In Miami, The First Scooter-Funded Bike Lane Is Now Complete
It’s been less than two months since a Miami jobs report revealed that micromobility increased access to employment opportunities by an average of 40%.
Now, residents in the city’s District Two are celebrating a new achievement that could make getting to and from a new job even easier: the first electric scooter-funded bike lane.
Paid for with city revenues collected from micromobility operators like Lime, the new bike and scooter lane along Bird Avenue is the first in a series of infrastructure projects slated for completion in the coming months. The next path is set to be installed through Mary Brickell Village and Downtown.

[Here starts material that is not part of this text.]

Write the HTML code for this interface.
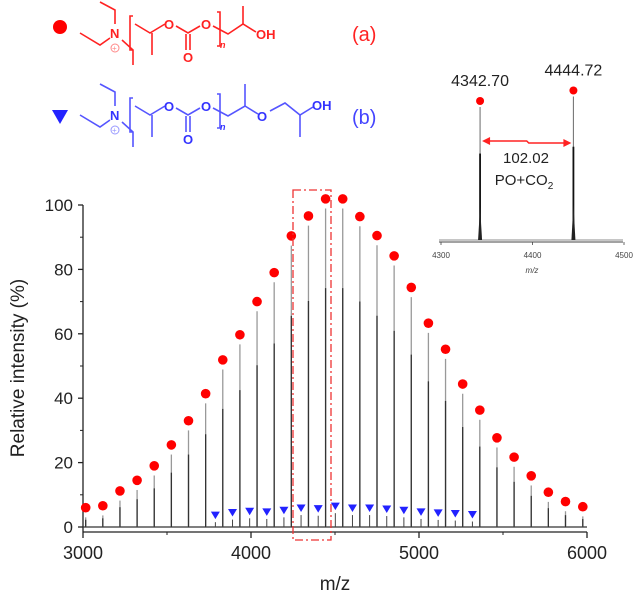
<!DOCTYPE html>
<html><head><meta charset="utf-8"><style>
html,body{margin:0;padding:0;background:#fff;}
svg{display:block;font-family:"Liberation Sans",Arial,sans-serif;}
</style></head><body>
<svg id="chart" width="634" height="595" viewBox="0 0 634 595">
 <g id="structA" stroke="#f22" stroke-width="1.6" fill="none">
  <circle cx="60" cy="27" r="7" fill="#f00" stroke="none"/>
  <polyline points="100,2 115,10 115,24"/><polyline points="80,33 100,45 110,38"/><polyline points="122,40 133,50 133,65"/>
  <polyline points="133,16 130,16 130,50 133,50"/>
  <polyline points="135,24 150,33 165,24"/><line x1="152" y1="33" x2="152" y2="55"/>
  <polyline points="176,26 188,33 200,26"/><line x1="186" y1="34" x2="186" y2="50"/><line x1="190" y1="34" x2="190" y2="50"/>
  <polyline points="217,12 220,12 220,46 217,46"/>
  <polyline points="213,26 228,34 243,24 256,32"/><line x1="243" y1="24" x2="243" y2="6"/>
  <circle cx="115" cy="48" r="4" stroke="#f88" stroke-width="1"/>
 </g>
 <g fill="#f22" font-weight="bold" font-size="13">
  <text x="110" y="38">N</text><text x="164" y="29">O</text><text x="201" y="29">O</text><text x="183" y="62">O</text><text x="256" y="39">OH</text>
  <text x="112" y="51" font-size="8" font-weight="normal" fill="#f88">+</text>
  <text x="220" y="48" font-size="9" font-style="italic">n</text>
 </g>
 <text x="352" y="41" fill="#f22" font-size="20">(a)</text>
 <g id="structB" stroke="#55f" stroke-width="1.6" fill="none">
  <polygon points="52,110 68,110 60,124" fill="#22f" stroke="none"/>
  <polyline points="100,84 115,92 115,106"/><polyline points="80,115 100,127 110,120"/><polyline points="122,122 133,132 133,147"/>
  <polyline points="133,98 130,98 130,132 133,132"/>
  <polyline points="135,106 150,115 165,106"/><line x1="152" y1="115" x2="152" y2="137"/>
  <polyline points="176,108 188,115 200,108"/><line x1="186" y1="116" x2="186" y2="132"/><line x1="190" y1="116" x2="190" y2="132"/>
  <polyline points="217,94 220,94 220,128 217,128"/>
  <polyline points="213,108 228,116 245,106 258,114"/><line x1="245" y1="106" x2="245" y2="84"/>
  <polyline points="270,111 285,103 300,115 313,107"/><line x1="300" y1="115" x2="300" y2="137"/>
  <circle cx="115" cy="130" r="4" stroke="#99f" stroke-width="1"/>
 </g>
 <g fill="#33f" font-weight="bold" font-size="13">
  <text x="110" y="120">N</text><text x="164" y="111">O</text><text x="201" y="111">O</text><text x="183" y="144">O</text><text x="257" y="121">O</text><text x="312" y="110">OH</text>
  <text x="112" y="133" font-size="8" font-weight="normal" fill="#99f">+</text>
  <text x="220" y="130" font-size="9" font-style="italic">n</text>
 </g>
 <text x="352" y="124" fill="#44f" font-size="20">(b)</text>
 <g id="axes"></g>
 <g id="marks"></g>
 <g id="inset"></g>
</svg>
<script>
const NS="http://www.w3.org/2000/svg";
const redMass=[3016,3118,3220,3322,3424,3526,3628,3730,3832,3934,4036,4138,4240,4342,4444,4546,4648,4750,4852,4954,5056,5158,5260,5362,5464,5566,5668,5770,5872,5975];
const redVal=[6.0,6.6,11.2,14.5,19,25.5,33,41.4,51.9,59.7,70,79,90.4,96.6,101.9,101.9,96.4,90.5,84.2,74.4,63.3,55.2,44.4,36.3,27.7,21.7,15.9,10.8,7.9,6.3];
const blueMass=[3788,3890,3992,4094,4196,4298,4400,4502,4604,4706,4808,4910,5012,5114,5216,5318];
const blueVal=[3.7,4.5,4.9,4.7,5.2,5.9,5.7,6.5,5.9,5.9,5.6,5.2,4.7,4.4,4.2,3.9];
const xTicks=[3000,4000,5000,6000];
const yTicks=[0,20,40,60,80,100];
const insetMass=[4342.70,4444.72];
const insetVal=[90,97];
const insetTicks=[4300,4400,4500];
function X(m){return 83+(m-3000)*504/3000;}
function Y(v){return 527-v*3.22;}
function IX(m){return 441+(m-4300)*0.915;}
function IY(v){return 242-v*1.5;}
function el(tag,attrs,parent,txt){const e=document.createElementNS(NS,tag);for(const k in attrs)e.setAttribute(k,attrs[k]);if(txt!==undefined)e.textContent=txt;parent.appendChild(e);return e;}
const axes=document.getElementById('axes'),marks=document.getElementById('marks'),inset=document.getElementById('inset');
let a=el('line',{x1:83,y1:532,x2:587,y2:532,stroke:'#222','stroke-width':1.3},axes);


a=el('line',{x1:83,y1:205,x2:83,y2:532,stroke:'#222','stroke-width':1.3},axes);


xTicks.forEach(t=>{el('line',{x1:X(t),y1:532,x2:X(t),y2:538,stroke:'#222','stroke-width':1.3},axes);
 const tx=el('text',{x:X(t),y:559,'text-anchor':'middle','font-size':18,fill:'#222'},axes,String(t));
 
 });
[3500,4500,5500].forEach(t=>el('line',{x1:X(t),y1:532,x2:X(t),y2:535,stroke:'#222','stroke-width':1},axes));
yTicks.forEach(t=>{el('line',{x1:78,y1:Y(t),x2:83,y2:Y(t),stroke:'#222','stroke-width':1.3},axes);
 const tx=el('text',{x:73,y:Y(t)+6,'text-anchor':'end','font-size':17,fill:'#222'},axes,String(t));
 
 });
[10,30,50,70,90].forEach(t=>el('line',{x1:80,y1:Y(t),x2:83,y2:Y(t),stroke:'#222','stroke-width':1},axes));
let tt=el('text',{x:335,y:590,'text-anchor':'middle','font-size':19,fill:'#222'},axes,'m/z');


tt=el('text',{x:0,y:0,'text-anchor':'middle','font-size':19,fill:'#222',transform:'translate(24,368) rotate(-90)'},axes,'Relative intensity (%)');


el('line',{x1:83,y1:527,x2:587,y2:527,stroke:'#333','stroke-width':1.2},marks);
redMass.forEach((m,i)=>{const v=redVal[i];
 const p=el('line',{x1:X(m),y1:527,x2:X(m),y2:Y(v-3),stroke:'#999','stroke-width':1.3},marks);
 
 
 el('line',{x1:X(m),y1:527,x2:X(m),y2:Y((v-3)*0.75),stroke:'#333','stroke-width':1.3},marks);});
blueMass.forEach((m,i)=>{const p=el('line',{x1:X(m),y1:527,x2:X(m),y2:Y(blueVal[i]-2.2),stroke:'#444','stroke-width':1},marks);
 
 });
redMass.forEach((m,i)=>{const c=el('circle',{cx:X(m),cy:Y(redVal[i]),r:4.8,fill:'#f00'},marks);
 
 });
blueMass.forEach((m,i)=>{const x=X(m),y=Y(blueVal[i]);
 const t=el('polygon',{points:`${x-4.5},${y-3.5} ${x+4.5},${y-3.5} ${x},${y+4}`,fill:'#22f'},marks);
 
 });
let zb=el('rect',{x:293,y:190,width:38,height:350,fill:'none',stroke:'#e33','stroke-width':1.3,'stroke-dasharray':'8,3,2,3'},marks);


let ia=el('line',{x1:439,y1:242,x2:623,y2:242,stroke:'#444','stroke-width':1},inset);


el('line',{x1:439,y1:240,x2:623,y2:240,stroke:'#666','stroke-width':0.8},inset);
insetTicks.forEach(t=>{el('line',{x1:IX(t),y1:242,x2:IX(t),y2:245,stroke:'#444','stroke-width':0.8},inset);
 const tx=el('text',{x:IX(t),y:258,'text-anchor':'middle','font-size':8,fill:'#444'},inset,String(t));
 
 });
tt=el('text',{x:532,y:273,'text-anchor':'middle','font-size':8,'font-style':'italic',fill:'#444'},inset,'m/z');


insetMass.forEach((m,i)=>{const x=IX(m),top=IY(insetVal[i]);
 const p=el('line',{x1:x,y1:240,x2:x,y2:top,stroke:'#777','stroke-width':1.1},inset);
 
 
 el('line',{x1:x,y1:240,x2:x,y2:top+(240-top)*0.35,stroke:'#111','stroke-width':1.8},inset);
 el('polygon',{points:`${x-2},240 ${x},${240-(240-top)*0.25} ${x+2},240`,fill:'#222'},inset);
 const c=el('circle',{cx:x,cy:top-6,r:4,fill:'#f00'},inset);
 
 
 const tx=el('text',{x:x,y:top-21,'text-anchor':'middle','font-size':16,fill:'#222'},inset,m.toFixed(2));
 
 });
const ax1=IX(insetMass[0])+2,ax2=IX(insetMass[1])-2;
let ar=el('polyline',{points:`${ax1+6},141 ${(ax1+ax2)/2},141 ${(ax1+ax2)/2+2},143 ${ax2-6},143`,fill:'none',stroke:'#f22','stroke-width':1.5},inset);


el('polygon',{points:`${ax1},141 ${ax1+8},137 ${ax1+8},145`,fill:'#f22'},inset);
el('polygon',{points:`${ax2},143 ${ax2-8},139 ${ax2-8},147`,fill:'#f22'},inset);
tt=el('text',{x:526,y:163,'text-anchor':'middle','font-size':15,fill:'#222'},inset,'102.02');


tt=el('text',{x:524,y:185,'text-anchor':'middle','font-size':15,fill:'#222'},inset);


tt.innerHTML='PO+CO<tspan font-size="10" dy="4">2</tspan>';
</script>
</body></html>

Here’s the first scooter funded bike lane! In @CityofMiami 1 million #scooter rides in six months. All city revenue goes toward new #bicycle lanes. @limebike @JUMPbyUber @birdscooter @lyft @ridespin #boltscooter pic.twitter.com/iEC5xzZOgz— Ken Russell Miami (@kenrussellmiami) October 29, 2019
“Residents are truly embracing electric scooters as an alternative form of transportation,” said Ken Russell, Chairman of the City of Miami Commission. “It’s important that we work with providers to develop infrastructure such as bike lanes to help ensure the public can continue to utilize this sustainable transit solution.”
In the past six months, riders in Miami have logged over one million rides on electric scooters, putting the city on par with other global micromobility leaders including Los Angeles and Paris. That’s good news for a city whose drivers lose an average of 105 hours and $1,470 to traffic congestion every year according to INRIX.